Open Letter To Pause AI Experiments

All of a sudden, the consequences of technology are a problem.

ai technology

Will Faught

2 minutes

An open letter signed by people who are upset they aren’t personally pioneering the AI frontier, and want to stall the head start of others until they can catch up or even figure out what to do about it:

Contemporary AI systems are now becoming human-competitive at general tasks,[3] and we must ask ourselves: Should we let machines flood our information channels with propaganda and untruth? Should we automate away all the jobs, including the fulfilling ones? Should we develop nonhuman minds that might eventually outnumber, outsmart, obsolete and replace us? Should we risk loss of control of our civilization? Such decisions must not be delegated to unelected tech leaders. Powerful AI systems should be developed only once we are confident that their effects will be positive and their risks will be manageable. This confidence must be well justified and increase with the magnitude of a system’s potential effects. OpenAI’s recent statement regarding artificial general intelligence, states that “At some point, it may be important to get independent review before starting to train future systems, and for the most advanced efforts to agree to limit the rate of growth of compute used for creating new models.” We agree. That point is now.

Therefore, we call on all AI labs to immediately pause for at least 6 months the training of AI systems more powerful than GPT-4. This pause should be public and verifiable, and include all key actors. If such a pause cannot be enacted quickly, governments should step in and institute a moratorium.

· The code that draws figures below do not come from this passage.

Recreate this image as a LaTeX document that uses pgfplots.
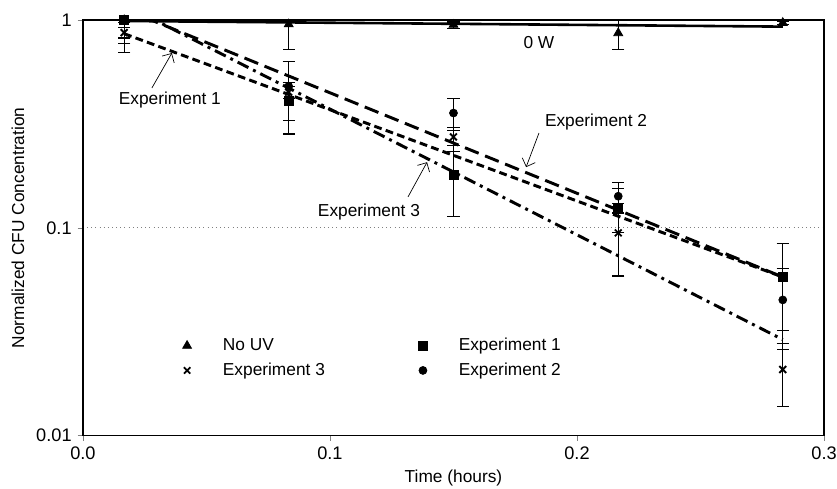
\documentclass[border=0pt]{standalone}
\usepackage{fontspec}
\setmainfont{Liberation Sans}
\usepackage{pgfplots}
\usepackage{pgfplotstable}
\pgfplotsset{compat=1.18}
\usetikzlibrary{arrows.meta}

% x = sampling time (h), y = normalized CFU, ep/em = error bar plus/minus
\pgfplotstableread{
x      y     ep    em
0.0167 1.00  0.03  0.03
0.0833 0.955 0.09  0.23
0.15   0.95  0.03  0.04
0.2167 0.866 0.134 0.141
0.2833 0.97  0.02  0.02
}\noUV

\pgfplotstableread{
x      y     ep    em
0.0167 1.00  0.00  0.30
0.0833 0.41  0.09  0.08
0.15   0.18  0.07  0.067
0.2167 0.125 0.03  0.03
0.2833 0.058 0.026 0.026
}\expA

\pgfplotstableread{
x      y     ep    em
0.0167 1.00  0.00  0.23
0.0833 0.48  0.15  0.197
0.15   0.357 0.063 0.063
0.2167 0.142 0.024 0.024
0.2833 0.045 0.019 0.019
}\expB

\pgfplotstableread{
x      y      ep    em
0.0167 0.87   0.05  0.05
0.0833 0.45   0.03  0.03
0.15   0.274  0.03  0.04
0.2167 0.0946 0.036 0.036
0.2833 0.0208 0.007 0.007
}\expC

\pgfplotsset{
  ebar/.style={
    black, only marks,
    error bars/y dir=both, error bars/y explicit,
    error bars/error bar style={line width=0.7pt},
    error bars/error mark options={rotate=90, mark size=3.5pt, line width=0.7pt}
  }
}

\begin{document}
\begin{tikzpicture}
\begin{axis}[
  scale only axis,
  width=428pt, height=240pt,
  xmin=0, xmax=0.3,
  ymode=log, ymin=0.01, ymax=1,
  xtick={0,0.1,0.2,0.3},
  xticklabels={0.0,0.1,0.2,0.3},
  ytick={0.01,0.1,1},
  yticklabels={0.01,0.1,1},
  yminorticks=false,
  tick align=outside,
  xtick pos=lower, ytick pos=left,
  major tick length=3pt,
  tick label style={font=\fontsize{10.5}{12}\selectfont},
  axis line style={line width=0.9pt},
  ymajorgrids,
  grid style={gray, dotted, line width=0.6pt},
  xlabel={Time (hours)},
  ylabel={Normalized CFU Concentration},
  xlabel style={at={(axis description cs:0.5,-0.101)}, anchor=center},
  ylabel style={at={(axis description cs:-0.0876,0.5)}, anchor=center},
  legend columns=2,
  legend cell align=left,
  legend style={draw=none, fill=none, at={(0.127,0.252)}, anchor=north west,
    row sep=1.5pt,
    /tikz/every even column/.append style={column sep=52pt}},
  legend image code/.code={\draw plot coordinates {(0cm,0cm)}; \path (0.65cm,0cm);},
]

% fitted decay lines
\addplot[black, line width=1.5pt, forget plot] coordinates {(0.0167,0.99) (0.2833,0.93)};
\addplot[black, line width=1.7pt, dash pattern=on 4.5pt off 2.5pt, forget plot]
  coordinates {(0.0167,0.86) (0.2833,0.058)};
\addplot[black, line width=1.7pt, dash pattern=on 8.5pt off 4pt, forget plot]
  coordinates {(0.0167,1.13) (0.2833,0.058)};
\addplot[black, line width=1.7pt, dash pattern=on 7pt off 3pt on 1.7pt off 3pt, forget plot]
  coordinates {(0.0167,1.19) (0.2833,0.029)};

% measured points
\addplot[ebar, mark=triangle*, mark size=3pt, forget plot]
  table[x=x, y=y, y error plus=ep, y error minus=em] {\noUV};
\addplot[ebar, mark=*, mark size=2.3pt, forget plot]
  table[x=x, y=y, y error plus=ep, y error minus=em] {\expB};
\addplot[ebar, mark=x, mark size=2.8pt, mark options={line width=1.1pt}, forget plot]
  table[x=x, y=y, y error plus=ep, y error minus=em] {\expC};
\addplot[ebar, mark=square*, mark size=2.6pt, forget plot]
  table[x=x, y=y, y error plus=ep, y error minus=em] {\expA};

\addlegendimage{black, only marks, mark=triangle*, mark size=3pt}
\addlegendentry{No UV}
\addlegendimage{black, only marks, mark=square*, mark size=2.6pt}
\addlegendentry{Experiment 1}
\addlegendimage{black, only marks, mark=x, mark size=2.6pt, mark options={line width=1pt}}
\addlegendentry{Experiment 3}
\addlegendimage{black, only marks, mark=*, mark size=2.3pt}
\addlegendentry{Experiment 2}

% annotations
\node at (axis cs:0.1846,0.784) {0 W};
\node at (axis cs:0.0352,0.412) {Experiment 1};
\draw[-{Straight Barb[length=4pt]}, line width=0.4pt] (axis cs:0.0279,0.471) -- (axis cs:0.0360,0.694);
\node at (axis cs:0.2077,0.323) {Experiment 2};
\draw[-{Straight Barb[length=4pt]}, line width=0.4pt] (axis cs:0.1846,0.286) -- (axis cs:0.1794,0.196);
\node at (axis cs:0.1158,0.119) {Experiment 3};
\draw[-{Straight Barb[length=4pt]}, line width=0.4pt] (axis cs:0.1316,0.141) -- (axis cs:0.1393,0.207);

\end{axis}
\pgfresetboundingbox
\path[use as bounding box] ([xshift=-47.9pt,yshift=-30.6pt]current axis.south west)
  rectangle ([xshift=7.5pt,yshift=11.6pt]current axis.north east);
\end{tikzpicture}
\end{document}
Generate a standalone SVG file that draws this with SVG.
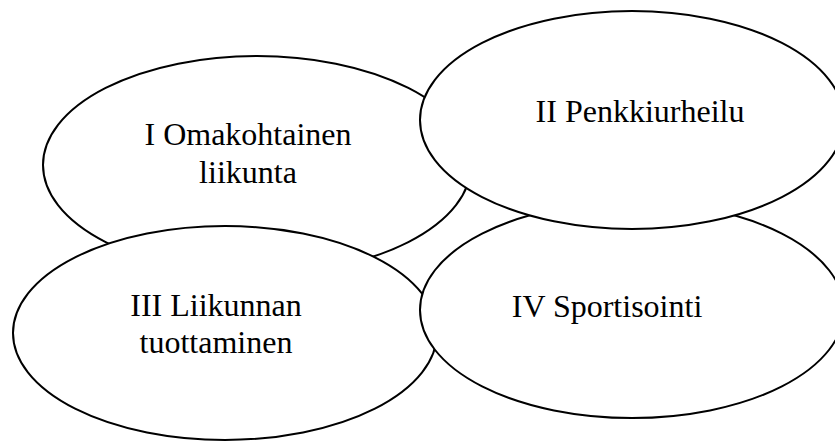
<svg xmlns="http://www.w3.org/2000/svg" width="835" height="441" viewBox="0 0 835 441">
<style>
.e{fill:#fff;stroke:#000;stroke-width:2}
.t{font-family:"Liberation Serif","Times New Roman",serif;font-size:32px;fill:#000;text-anchor:middle}
</style>
<rect width="835" height="441" fill="#fff"/>
<g id="node1"><ellipse class="e" cx="257" cy="165" rx="214" ry="109"/><text class="t" x="248" y="145">I Omakohtainen</text><text class="t" x="248" y="183">liikunta</text></g>
<g id="node3"><ellipse class="e" cx="225" cy="333" rx="212" ry="107"/><text class="t" x="216" y="316">III Liikunnan</text><text class="t" x="216" y="353">tuottaminen</text></g>
<g id="node4"><ellipse class="e" cx="632" cy="310" rx="212" ry="108"/><text class="t" x="607" y="317">IV Sportisointi</text></g>
<g id="node2"><ellipse class="e" cx="632" cy="120" rx="212" ry="109"/><text class="t" x="640" y="122">II Penkkiurheilu</text></g>
<g id="connectors"></g>
</svg>
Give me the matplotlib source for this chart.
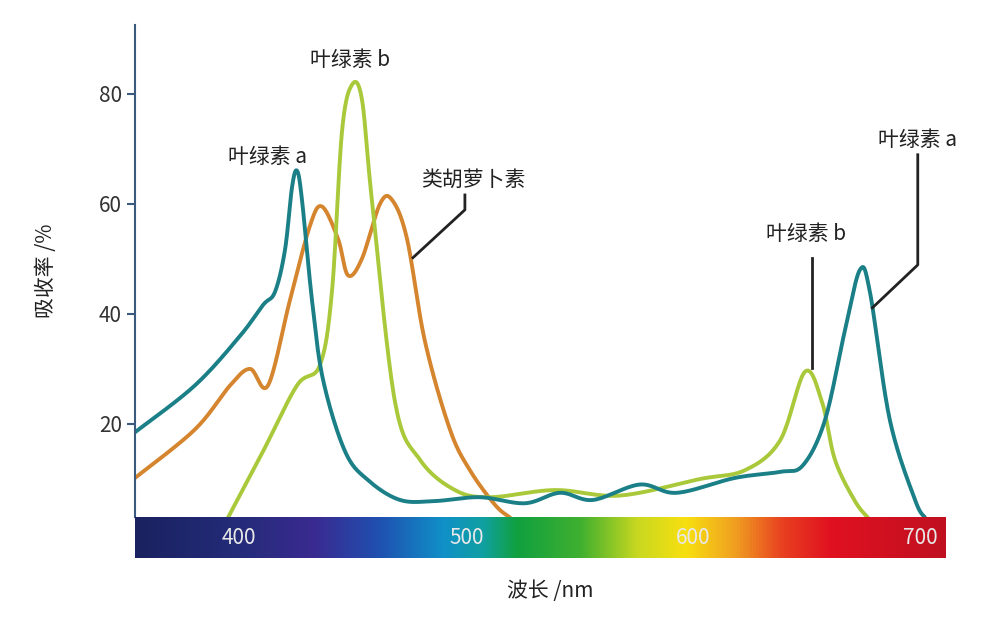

Unsurprisingly, there don’t seem to be any official signatories from OpenAI or Midjourney, who are beating the pants off everyone else at an unforseen and unbelievable rate. It’s almost as if this isn’t a consensus.

The creative and intelligent were perfectly fine with technology enabling the offshoring of manufacturing jobs and ending other jobs, because it didn’t affect them. They can learn to code, they said. Well, now the shoe is on the other foot. Technology is poised to “take ‘r job” of perhaps many of those creative and intelligent people. What’s good for the goose is good for the gander.